When I reboot/turn off LXD host 1, the cluster is reporting:
lxc cluster list
Error: failed to begin transaction: failed to create dqlite connection: no available dqlite leader server found
How can I set a leader (LXD host 3?) What I also noticed, host 2 has no database. This is normal?
The fact that host-2 is not a database node is not normal, and might be a bug.

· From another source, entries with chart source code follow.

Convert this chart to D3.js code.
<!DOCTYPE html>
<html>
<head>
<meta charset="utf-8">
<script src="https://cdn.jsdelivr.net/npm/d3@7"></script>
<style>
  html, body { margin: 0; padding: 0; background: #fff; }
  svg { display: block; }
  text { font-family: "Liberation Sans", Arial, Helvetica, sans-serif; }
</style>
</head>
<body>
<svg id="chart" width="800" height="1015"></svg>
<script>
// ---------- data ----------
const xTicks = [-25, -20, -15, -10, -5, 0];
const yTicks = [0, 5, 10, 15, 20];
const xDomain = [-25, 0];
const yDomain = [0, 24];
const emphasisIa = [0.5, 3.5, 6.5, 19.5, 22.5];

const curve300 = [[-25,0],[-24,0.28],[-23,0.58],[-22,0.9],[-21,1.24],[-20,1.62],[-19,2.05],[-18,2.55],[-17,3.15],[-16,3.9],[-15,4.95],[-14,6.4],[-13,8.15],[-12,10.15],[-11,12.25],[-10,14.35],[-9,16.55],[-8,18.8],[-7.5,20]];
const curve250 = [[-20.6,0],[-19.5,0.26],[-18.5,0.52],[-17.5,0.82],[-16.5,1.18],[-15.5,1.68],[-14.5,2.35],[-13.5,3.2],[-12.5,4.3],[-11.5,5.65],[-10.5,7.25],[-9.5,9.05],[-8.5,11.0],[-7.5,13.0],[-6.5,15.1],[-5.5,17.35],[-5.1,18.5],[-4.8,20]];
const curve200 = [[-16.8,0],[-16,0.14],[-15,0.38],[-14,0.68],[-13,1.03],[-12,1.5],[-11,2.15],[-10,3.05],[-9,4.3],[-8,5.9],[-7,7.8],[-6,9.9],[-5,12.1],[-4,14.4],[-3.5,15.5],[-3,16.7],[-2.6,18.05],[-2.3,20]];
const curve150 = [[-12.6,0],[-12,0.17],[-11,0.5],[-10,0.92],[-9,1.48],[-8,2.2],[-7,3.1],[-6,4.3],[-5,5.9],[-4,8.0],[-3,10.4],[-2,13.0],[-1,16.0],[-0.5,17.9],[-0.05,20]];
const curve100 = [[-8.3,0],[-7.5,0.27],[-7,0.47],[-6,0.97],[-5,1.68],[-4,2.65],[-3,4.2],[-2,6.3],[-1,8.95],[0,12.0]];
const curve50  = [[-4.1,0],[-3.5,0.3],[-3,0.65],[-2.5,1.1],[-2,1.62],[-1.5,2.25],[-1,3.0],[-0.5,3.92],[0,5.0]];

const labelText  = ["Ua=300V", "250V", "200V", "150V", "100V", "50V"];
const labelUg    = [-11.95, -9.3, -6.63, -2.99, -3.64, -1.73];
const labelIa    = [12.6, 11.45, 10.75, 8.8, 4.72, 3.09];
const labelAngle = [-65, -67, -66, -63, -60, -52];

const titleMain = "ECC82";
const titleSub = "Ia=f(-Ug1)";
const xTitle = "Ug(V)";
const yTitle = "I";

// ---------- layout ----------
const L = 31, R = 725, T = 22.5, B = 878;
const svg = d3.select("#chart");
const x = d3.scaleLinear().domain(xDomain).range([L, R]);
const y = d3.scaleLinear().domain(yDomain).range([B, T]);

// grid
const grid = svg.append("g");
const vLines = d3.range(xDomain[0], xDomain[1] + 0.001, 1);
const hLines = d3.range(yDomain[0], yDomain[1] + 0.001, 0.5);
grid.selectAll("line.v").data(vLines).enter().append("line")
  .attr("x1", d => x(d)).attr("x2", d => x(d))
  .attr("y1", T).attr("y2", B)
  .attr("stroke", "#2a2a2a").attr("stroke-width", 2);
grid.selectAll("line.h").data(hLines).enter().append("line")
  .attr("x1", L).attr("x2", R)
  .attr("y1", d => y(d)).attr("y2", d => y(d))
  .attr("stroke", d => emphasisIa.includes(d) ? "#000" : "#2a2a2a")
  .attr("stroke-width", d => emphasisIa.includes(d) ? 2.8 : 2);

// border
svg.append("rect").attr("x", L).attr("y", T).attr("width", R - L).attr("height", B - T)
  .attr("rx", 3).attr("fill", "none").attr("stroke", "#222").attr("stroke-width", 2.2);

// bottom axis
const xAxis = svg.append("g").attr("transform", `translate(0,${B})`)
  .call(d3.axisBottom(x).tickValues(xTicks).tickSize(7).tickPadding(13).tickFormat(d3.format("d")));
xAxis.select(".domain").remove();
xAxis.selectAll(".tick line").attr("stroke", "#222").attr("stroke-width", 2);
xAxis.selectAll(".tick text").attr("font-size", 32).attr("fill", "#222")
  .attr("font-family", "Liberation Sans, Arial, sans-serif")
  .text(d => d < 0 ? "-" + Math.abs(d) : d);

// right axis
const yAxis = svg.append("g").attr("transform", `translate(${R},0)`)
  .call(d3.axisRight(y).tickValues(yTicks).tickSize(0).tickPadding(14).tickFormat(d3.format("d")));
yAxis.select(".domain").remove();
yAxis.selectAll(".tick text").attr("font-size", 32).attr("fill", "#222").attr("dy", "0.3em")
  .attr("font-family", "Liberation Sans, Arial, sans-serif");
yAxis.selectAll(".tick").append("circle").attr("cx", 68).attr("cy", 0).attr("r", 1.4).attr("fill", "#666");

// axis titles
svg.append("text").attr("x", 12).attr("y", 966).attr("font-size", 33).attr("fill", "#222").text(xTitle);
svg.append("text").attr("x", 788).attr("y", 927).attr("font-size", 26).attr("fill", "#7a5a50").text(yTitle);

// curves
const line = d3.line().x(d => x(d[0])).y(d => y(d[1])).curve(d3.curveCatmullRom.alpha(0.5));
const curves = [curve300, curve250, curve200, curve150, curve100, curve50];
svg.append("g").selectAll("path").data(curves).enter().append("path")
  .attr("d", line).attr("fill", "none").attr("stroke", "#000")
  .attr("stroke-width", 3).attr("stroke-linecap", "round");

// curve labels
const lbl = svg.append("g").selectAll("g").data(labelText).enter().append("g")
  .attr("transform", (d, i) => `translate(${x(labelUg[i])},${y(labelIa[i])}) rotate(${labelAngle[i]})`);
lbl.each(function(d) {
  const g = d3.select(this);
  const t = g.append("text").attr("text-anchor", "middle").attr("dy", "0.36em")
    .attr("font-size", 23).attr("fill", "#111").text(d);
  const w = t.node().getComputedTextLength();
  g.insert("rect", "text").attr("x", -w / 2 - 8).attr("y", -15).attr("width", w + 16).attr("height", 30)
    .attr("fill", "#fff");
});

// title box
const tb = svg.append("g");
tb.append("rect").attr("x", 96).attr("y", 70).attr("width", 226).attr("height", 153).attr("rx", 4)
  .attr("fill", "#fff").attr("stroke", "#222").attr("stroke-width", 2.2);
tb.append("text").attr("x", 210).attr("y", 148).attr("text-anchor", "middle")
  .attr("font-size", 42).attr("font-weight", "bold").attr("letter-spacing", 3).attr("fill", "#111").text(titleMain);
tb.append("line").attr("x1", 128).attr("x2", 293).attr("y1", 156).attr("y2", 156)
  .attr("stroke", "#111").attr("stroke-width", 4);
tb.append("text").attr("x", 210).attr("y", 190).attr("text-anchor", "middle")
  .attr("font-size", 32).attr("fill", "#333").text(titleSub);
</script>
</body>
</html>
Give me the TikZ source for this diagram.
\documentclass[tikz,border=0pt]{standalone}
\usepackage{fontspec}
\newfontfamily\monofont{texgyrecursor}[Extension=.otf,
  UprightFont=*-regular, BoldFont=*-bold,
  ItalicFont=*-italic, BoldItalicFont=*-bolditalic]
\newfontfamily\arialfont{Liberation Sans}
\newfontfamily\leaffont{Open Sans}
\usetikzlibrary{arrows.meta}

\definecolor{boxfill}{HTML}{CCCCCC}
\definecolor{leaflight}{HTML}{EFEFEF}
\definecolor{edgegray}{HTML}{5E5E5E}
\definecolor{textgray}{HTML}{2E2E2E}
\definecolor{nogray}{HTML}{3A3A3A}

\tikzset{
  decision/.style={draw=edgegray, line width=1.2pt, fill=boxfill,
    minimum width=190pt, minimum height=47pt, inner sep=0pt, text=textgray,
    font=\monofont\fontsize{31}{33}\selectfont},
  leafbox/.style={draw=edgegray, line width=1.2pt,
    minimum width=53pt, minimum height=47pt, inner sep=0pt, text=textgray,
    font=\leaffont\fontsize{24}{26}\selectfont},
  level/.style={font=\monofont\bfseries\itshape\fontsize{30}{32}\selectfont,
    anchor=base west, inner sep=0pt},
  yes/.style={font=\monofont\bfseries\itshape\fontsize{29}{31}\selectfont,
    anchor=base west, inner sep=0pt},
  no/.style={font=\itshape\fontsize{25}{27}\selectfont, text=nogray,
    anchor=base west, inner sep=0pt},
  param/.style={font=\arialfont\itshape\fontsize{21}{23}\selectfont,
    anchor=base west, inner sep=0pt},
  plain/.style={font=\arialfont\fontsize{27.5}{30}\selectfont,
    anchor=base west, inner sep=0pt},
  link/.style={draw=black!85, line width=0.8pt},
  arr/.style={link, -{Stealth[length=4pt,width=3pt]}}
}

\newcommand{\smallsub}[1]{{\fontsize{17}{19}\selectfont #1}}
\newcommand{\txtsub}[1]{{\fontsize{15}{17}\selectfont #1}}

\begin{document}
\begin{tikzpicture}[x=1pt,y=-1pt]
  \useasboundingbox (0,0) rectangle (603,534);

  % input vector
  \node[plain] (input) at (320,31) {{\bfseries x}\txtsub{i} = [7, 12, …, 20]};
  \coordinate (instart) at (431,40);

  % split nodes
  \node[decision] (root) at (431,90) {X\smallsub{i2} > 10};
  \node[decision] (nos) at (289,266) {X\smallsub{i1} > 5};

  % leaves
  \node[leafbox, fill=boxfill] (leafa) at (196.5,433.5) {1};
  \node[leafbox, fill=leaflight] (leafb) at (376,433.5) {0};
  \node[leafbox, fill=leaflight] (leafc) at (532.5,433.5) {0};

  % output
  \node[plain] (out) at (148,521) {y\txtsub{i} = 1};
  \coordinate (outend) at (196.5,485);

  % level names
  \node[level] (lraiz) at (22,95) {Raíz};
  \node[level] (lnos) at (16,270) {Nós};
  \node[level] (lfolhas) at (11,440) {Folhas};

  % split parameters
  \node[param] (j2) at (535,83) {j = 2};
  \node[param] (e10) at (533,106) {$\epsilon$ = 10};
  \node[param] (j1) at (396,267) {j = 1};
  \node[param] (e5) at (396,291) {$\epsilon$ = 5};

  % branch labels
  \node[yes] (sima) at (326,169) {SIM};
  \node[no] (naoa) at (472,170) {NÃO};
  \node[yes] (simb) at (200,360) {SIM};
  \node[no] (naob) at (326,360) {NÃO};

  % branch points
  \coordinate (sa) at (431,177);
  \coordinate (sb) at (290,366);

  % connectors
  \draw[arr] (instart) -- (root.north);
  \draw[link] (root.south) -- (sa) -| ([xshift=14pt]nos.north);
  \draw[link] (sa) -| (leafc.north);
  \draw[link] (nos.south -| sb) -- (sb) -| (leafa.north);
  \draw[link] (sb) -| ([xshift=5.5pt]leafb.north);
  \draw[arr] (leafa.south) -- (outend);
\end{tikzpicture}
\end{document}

Usually with 3 nodes you have 3 database nodes, so if you reboot/shutdown one of the three nodes, the other two remain fully operational. In your case you have only 2 database nodes, so turning off one node makes the cluster unavailable.
On all nodes snap:
lxc --version
3.10
lxd --version
3.10
When host-1 is offline:
DBUG[02-18|09:48:50] Start database node id=3 address=192.168.100.3:8443
EROR[02-18|09:48:55] Failed to start the daemon: Failed to create raft factory: failed to create bolt store for raft logs: timeout
INFO[02-18|09:48:55] Starting shutdown sequence
DBUG[02-18|09:48:55] Not unmounting temporary filesystems (containers are still running)
INFO[02-18|09:48:55] Saving simplestreams cache
INFO[02-18|09:48:55] Saved simplestreams cache
Error: Failed to create raft factory: failed to create bolt store for raft logs: timeout
Do you remember how you built this cluster? I would expect that you added and removed some nodes at some point. It would be useful to know the detail lifecycle of the cluster, wrt node added and node removed.
lxd init on the host-1 as first one in the cluster with the default instructions. (LXD 3.1)
Reinstalled host-2 yesterday (with --force removal)
host-3 untouched since the cluster join.
apt-get update -y
apt-get upgrade -y
adduser user
apt remove --purge lxd lxd-client
groupadd --system lxd
usermod -G lxd -a user
snap install lxd
apt install zfsutils-linux
lxd init as sudo user
lxc remote add host-1 192.168.100.1
lxc remote add host-2 192.168.100.2
lxc remote add host-3 192.168.100.3
I’m confused by the fact that you mention both apt and snap. Are you using apt or snap? Also, was this cluster always at version 3.10 or did you upgrade from 3.0.x?
After this lxc cluster list shows that all nodes are database nodes.
If you don’t have containers that you care about on host-2, the simplest solution would be to remove host-2, wipe it and join it again. Not sure what went wrong the first time.
Otherwise, if you have containers on node-2 that you want to preserve, we’ll need to figure out some manual repairing, but that might be tricky.